EXERCISE:
Leave the pictures out, and retype all of the material exactly as written.

Data listing:
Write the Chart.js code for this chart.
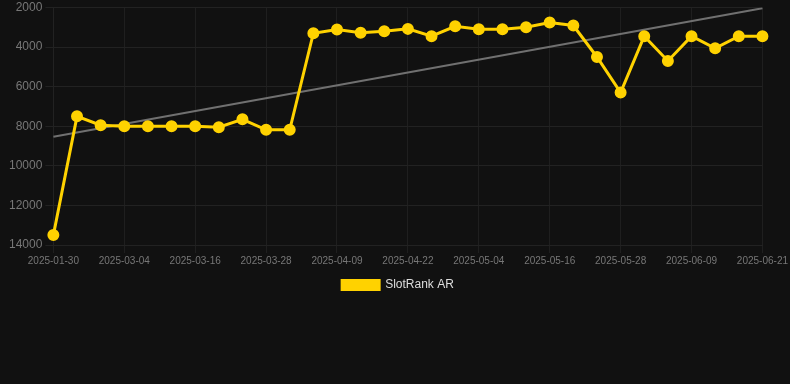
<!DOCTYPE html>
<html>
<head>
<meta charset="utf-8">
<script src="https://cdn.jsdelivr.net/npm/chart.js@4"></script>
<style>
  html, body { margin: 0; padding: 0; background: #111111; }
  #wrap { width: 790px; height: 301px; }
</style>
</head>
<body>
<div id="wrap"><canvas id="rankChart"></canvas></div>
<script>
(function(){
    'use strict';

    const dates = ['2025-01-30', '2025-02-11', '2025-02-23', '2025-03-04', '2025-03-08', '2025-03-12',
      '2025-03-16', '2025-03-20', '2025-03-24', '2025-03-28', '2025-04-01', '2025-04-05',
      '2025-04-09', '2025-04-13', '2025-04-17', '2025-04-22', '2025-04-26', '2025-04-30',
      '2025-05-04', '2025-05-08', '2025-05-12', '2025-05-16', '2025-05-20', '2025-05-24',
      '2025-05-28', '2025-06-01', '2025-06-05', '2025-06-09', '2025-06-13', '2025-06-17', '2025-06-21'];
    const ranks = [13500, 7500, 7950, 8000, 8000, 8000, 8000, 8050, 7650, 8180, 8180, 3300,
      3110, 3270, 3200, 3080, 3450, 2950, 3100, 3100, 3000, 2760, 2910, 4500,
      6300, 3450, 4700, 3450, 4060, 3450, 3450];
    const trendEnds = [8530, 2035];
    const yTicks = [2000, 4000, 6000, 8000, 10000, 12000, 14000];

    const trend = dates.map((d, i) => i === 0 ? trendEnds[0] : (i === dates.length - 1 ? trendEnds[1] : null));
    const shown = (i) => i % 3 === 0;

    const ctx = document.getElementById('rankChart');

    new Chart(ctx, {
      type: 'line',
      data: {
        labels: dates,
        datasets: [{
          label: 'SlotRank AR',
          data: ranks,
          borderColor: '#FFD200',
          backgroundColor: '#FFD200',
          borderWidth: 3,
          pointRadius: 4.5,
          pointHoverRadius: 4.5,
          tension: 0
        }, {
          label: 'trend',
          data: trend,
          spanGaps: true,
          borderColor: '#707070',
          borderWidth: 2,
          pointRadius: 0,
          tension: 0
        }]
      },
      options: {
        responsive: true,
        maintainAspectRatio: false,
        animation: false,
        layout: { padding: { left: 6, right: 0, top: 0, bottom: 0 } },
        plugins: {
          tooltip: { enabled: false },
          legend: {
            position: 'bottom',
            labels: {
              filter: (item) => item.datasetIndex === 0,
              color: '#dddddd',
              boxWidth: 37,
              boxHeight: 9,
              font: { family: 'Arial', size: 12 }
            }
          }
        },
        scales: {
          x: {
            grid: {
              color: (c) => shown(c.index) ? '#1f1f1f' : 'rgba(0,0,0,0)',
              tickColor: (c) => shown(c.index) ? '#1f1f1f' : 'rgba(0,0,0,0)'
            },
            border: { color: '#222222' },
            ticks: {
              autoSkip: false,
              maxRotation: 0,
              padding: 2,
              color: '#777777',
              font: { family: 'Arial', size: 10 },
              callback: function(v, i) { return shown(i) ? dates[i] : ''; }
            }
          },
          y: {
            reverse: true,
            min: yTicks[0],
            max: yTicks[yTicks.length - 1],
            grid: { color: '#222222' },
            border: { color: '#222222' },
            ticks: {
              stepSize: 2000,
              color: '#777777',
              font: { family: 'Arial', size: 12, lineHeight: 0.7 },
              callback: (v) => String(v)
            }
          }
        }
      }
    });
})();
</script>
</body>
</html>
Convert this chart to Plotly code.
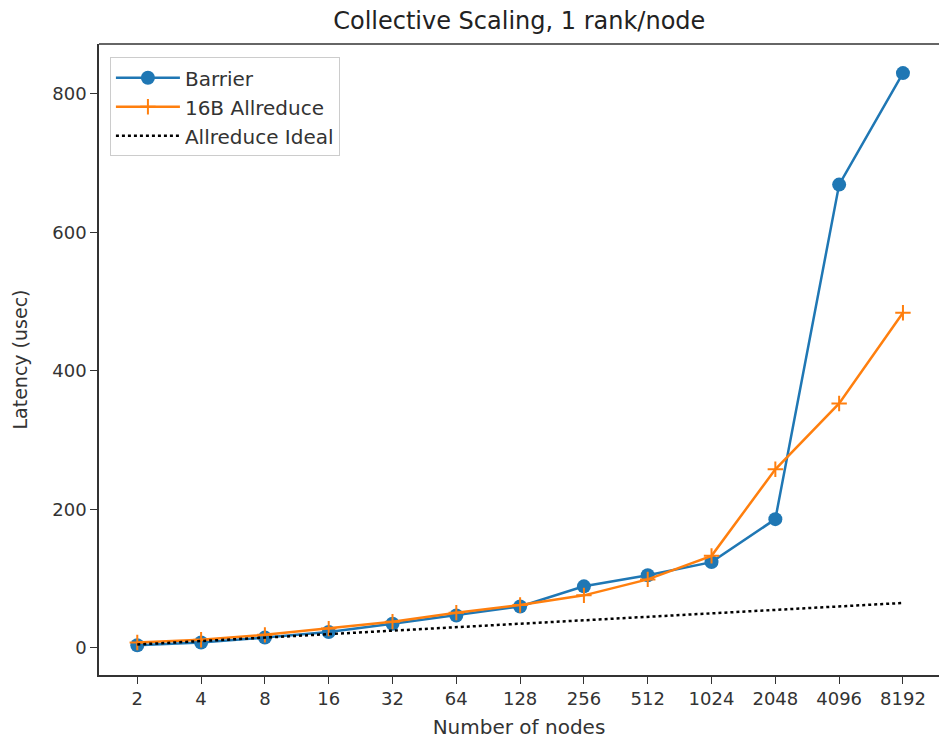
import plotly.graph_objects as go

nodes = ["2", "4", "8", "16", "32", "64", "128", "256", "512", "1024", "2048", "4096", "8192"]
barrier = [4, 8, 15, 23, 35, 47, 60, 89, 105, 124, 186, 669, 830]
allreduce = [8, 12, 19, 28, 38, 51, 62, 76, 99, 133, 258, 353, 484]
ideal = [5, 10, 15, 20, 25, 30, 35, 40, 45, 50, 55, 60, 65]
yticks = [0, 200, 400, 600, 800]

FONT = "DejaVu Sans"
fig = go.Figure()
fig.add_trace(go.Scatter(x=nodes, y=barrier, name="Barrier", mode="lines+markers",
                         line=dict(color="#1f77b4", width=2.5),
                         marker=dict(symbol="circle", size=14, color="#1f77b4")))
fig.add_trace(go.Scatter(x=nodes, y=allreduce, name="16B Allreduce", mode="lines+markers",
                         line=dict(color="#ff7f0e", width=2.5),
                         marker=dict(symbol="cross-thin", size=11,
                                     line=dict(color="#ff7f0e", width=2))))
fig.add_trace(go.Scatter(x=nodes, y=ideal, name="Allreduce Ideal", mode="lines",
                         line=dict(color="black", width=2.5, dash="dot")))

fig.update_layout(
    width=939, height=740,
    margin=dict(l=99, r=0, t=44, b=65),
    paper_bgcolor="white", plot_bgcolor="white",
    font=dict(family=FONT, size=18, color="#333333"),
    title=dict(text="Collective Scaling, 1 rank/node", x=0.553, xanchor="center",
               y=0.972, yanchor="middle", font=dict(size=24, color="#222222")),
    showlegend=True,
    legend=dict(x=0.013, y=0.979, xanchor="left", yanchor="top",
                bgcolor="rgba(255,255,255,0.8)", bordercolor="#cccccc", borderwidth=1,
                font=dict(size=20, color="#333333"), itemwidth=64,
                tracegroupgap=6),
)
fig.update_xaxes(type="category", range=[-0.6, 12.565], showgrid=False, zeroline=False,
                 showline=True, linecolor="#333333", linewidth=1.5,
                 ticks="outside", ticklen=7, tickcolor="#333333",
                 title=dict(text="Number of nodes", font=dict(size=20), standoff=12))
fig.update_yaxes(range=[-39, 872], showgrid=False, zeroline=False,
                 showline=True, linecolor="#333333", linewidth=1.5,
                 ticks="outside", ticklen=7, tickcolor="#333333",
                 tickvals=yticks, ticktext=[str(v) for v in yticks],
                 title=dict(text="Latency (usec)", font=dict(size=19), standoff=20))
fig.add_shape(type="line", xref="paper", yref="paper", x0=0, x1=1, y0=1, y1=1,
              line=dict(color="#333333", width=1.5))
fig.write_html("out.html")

FULL SOLUTION:
Write the Chart.js code for this chart.
<!DOCTYPE html>
<html>
<head>
<meta charset="utf-8">
<script src="https://cdn.jsdelivr.net/npm/chart.js@4"></script>
<style>
  html, body { margin: 0; padding: 0; background: #111111; }
  #wrap { width: 790px; height: 301px; }
</style>
</head>
<body>
<div id="wrap"><canvas id="rankChart"></canvas></div>
<script>
(function(){
    'use strict';

    const dates = ['2025-01-30', '2025-02-11', '2025-02-23', '2025-03-04', '2025-03-08', '2025-03-12',
      '2025-03-16', '2025-03-20', '2025-03-24', '2025-03-28', '2025-04-01', '2025-04-05',
      '2025-04-09', '2025-04-13', '2025-04-17', '2025-04-22', '2025-04-26', '2025-04-30',
      '2025-05-04', '2025-05-08', '2025-05-12', '2025-05-16', '2025-05-20', '2025-05-24',
      '2025-05-28', '2025-06-01', '2025-06-05', '2025-06-09', '2025-06-13', '2025-06-17', '2025-06-21'];
    const ranks = [13500, 7500, 7950, 8000, 8000, 8000, 8000, 8050, 7650, 8180, 8180, 3300,
      3110, 3270, 3200, 3080, 3450, 2950, 3100, 3100, 3000, 2760, 2910, 4500,
      6300, 3450, 4700, 3450, 4060, 3450, 3450];
    const trendEnds = [8530, 2035];
    const yTicks = [2000, 4000, 6000, 8000, 10000, 12000, 14000];

    const trend = dates.map((d, i) => i === 0 ? trendEnds[0] : (i === dates.length - 1 ? trendEnds[1] : null));
    const shown = (i) => i % 3 === 0;

    const ctx = document.getElementById('rankChart');

    new Chart(ctx, {
      type: 'line',
      data: {
        labels: dates,
        datasets: [{
          label: 'SlotRank AR',
          data: ranks,
          borderColor: '#FFD200',
          backgroundColor: '#FFD200',
          borderWidth: 3,
          pointRadius: 4.5,
          pointHoverRadius: 4.5,
          tension: 0
        }, {
          label: 'trend',
          data: trend,
          spanGaps: true,
          borderColor: '#707070',
          borderWidth: 2,
          pointRadius: 0,
          tension: 0
        }]
      },
      options: {
        responsive: true,
        maintainAspectRatio: false,
        animation: false,
        layout: { padding: { left: 6, right: 0, top: 0, bottom: 0 } },
        plugins: {
          tooltip: { enabled: false },
          legend: {
            position: 'bottom',
            labels: {
              filter: (item) => item.datasetIndex === 0,
              color: '#dddddd',
              boxWidth: 37,
              boxHeight: 9,
              font: { family: 'Arial', size: 12 }
            }
          }
        },
        scales: {
          x: {
            grid: {
              color: (c) => shown(c.index) ? '#1f1f1f' : 'rgba(0,0,0,0)',
              tickColor: (c) => shown(c.index) ? '#1f1f1f' : 'rgba(0,0,0,0)'
            },
            border: { color: '#222222' },
            ticks: {
              autoSkip: false,
              maxRotation: 0,
              padding: 2,
              color: '#777777',
              font: { family: 'Arial', size: 10 },
              callback: function(v, i) { return shown(i) ? dates[i] : ''; }
            }
          },
          y: {
            reverse: true,
            min: yTicks[0],
            max: yTicks[yTicks.length - 1],
            grid: { color: '#222222' },
            border: { color: '#222222' },
            ticks: {
              stepSize: 2000,
              color: '#777777',
              font: { family: 'Arial', size: 12, lineHeight: 0.7 },
              callback: (v) => String(v)
            }
          }
        }
      }
    });
})();
</script>
</body>
</html>
Convert this chart to Plotly code.
import plotly.graph_objects as go

nodes = ["2", "4", "8", "16", "32", "64", "128", "256", "512", "1024", "2048", "4096", "8192"]
barrier = [4, 8, 15, 23, 35, 47, 60, 89, 105, 124, 186, 669, 830]
allreduce = [8, 12, 19, 28, 38, 51, 62, 76, 99, 133, 258, 353, 484]
ideal = [5, 10, 15, 20, 25, 30, 35, 40, 45, 50, 55, 60, 65]
yticks = [0, 200, 400, 600, 800]

FONT = "DejaVu Sans"
fig = go.Figure()
fig.add_trace(go.Scatter(x=nodes, y=barrier, name="Barrier", mode="lines+markers",
                         line=dict(color="#1f77b4", width=2.5),
                         marker=dict(symbol="circle", size=14, color="#1f77b4")))
fig.add_trace(go.Scatter(x=nodes, y=allreduce, name="16B Allreduce", mode="lines+markers",
                         line=dict(color="#ff7f0e", width=2.5),
                         marker=dict(symbol="cross-thin", size=11,
                                     line=dict(color="#ff7f0e", width=2))))
fig.add_trace(go.Scatter(x=nodes, y=ideal, name="Allreduce Ideal", mode="lines",
                         line=dict(color="black", width=2.5, dash="dot")))

fig.update_layout(
    width=939, height=740,
    margin=dict(l=99, r=0, t=44, b=65),
    paper_bgcolor="white", plot_bgcolor="white",
    font=dict(family=FONT, size=18, color="#333333"),
    title=dict(text="Collective Scaling, 1 rank/node", x=0.553, xanchor="center",
               y=0.972, yanchor="middle", font=dict(size=24, color="#222222")),
    showlegend=True,
    legend=dict(x=0.013, y=0.979, xanchor="left", yanchor="top",
                bgcolor="rgba(255,255,255,0.8)", bordercolor="#cccccc", borderwidth=1,
                font=dict(size=20, color="#333333"), itemwidth=64,
                tracegroupgap=6),
)
fig.update_xaxes(type="category", range=[-0.6, 12.565], showgrid=False, zeroline=False,
                 showline=True, linecolor="#333333", linewidth=1.5,
                 ticks="outside", ticklen=7, tickcolor="#333333",
                 title=dict(text="Number of nodes", font=dict(size=20), standoff=12))
fig.update_yaxes(range=[-39, 872], showgrid=False, zeroline=False,
                 showline=True, linecolor="#333333", linewidth=1.5,
                 ticks="outside", ticklen=7, tickcolor="#333333",
                 tickvals=yticks, ticktext=[str(v) for v in yticks],
                 title=dict(text="Latency (usec)", font=dict(size=19), standoff=20))
fig.add_shape(type="line", xref="paper", yref="paper", x0=0, x1=1, y0=1, y1=1,
              line=dict(color="#333333", width=1.5))
fig.write_html("out.html")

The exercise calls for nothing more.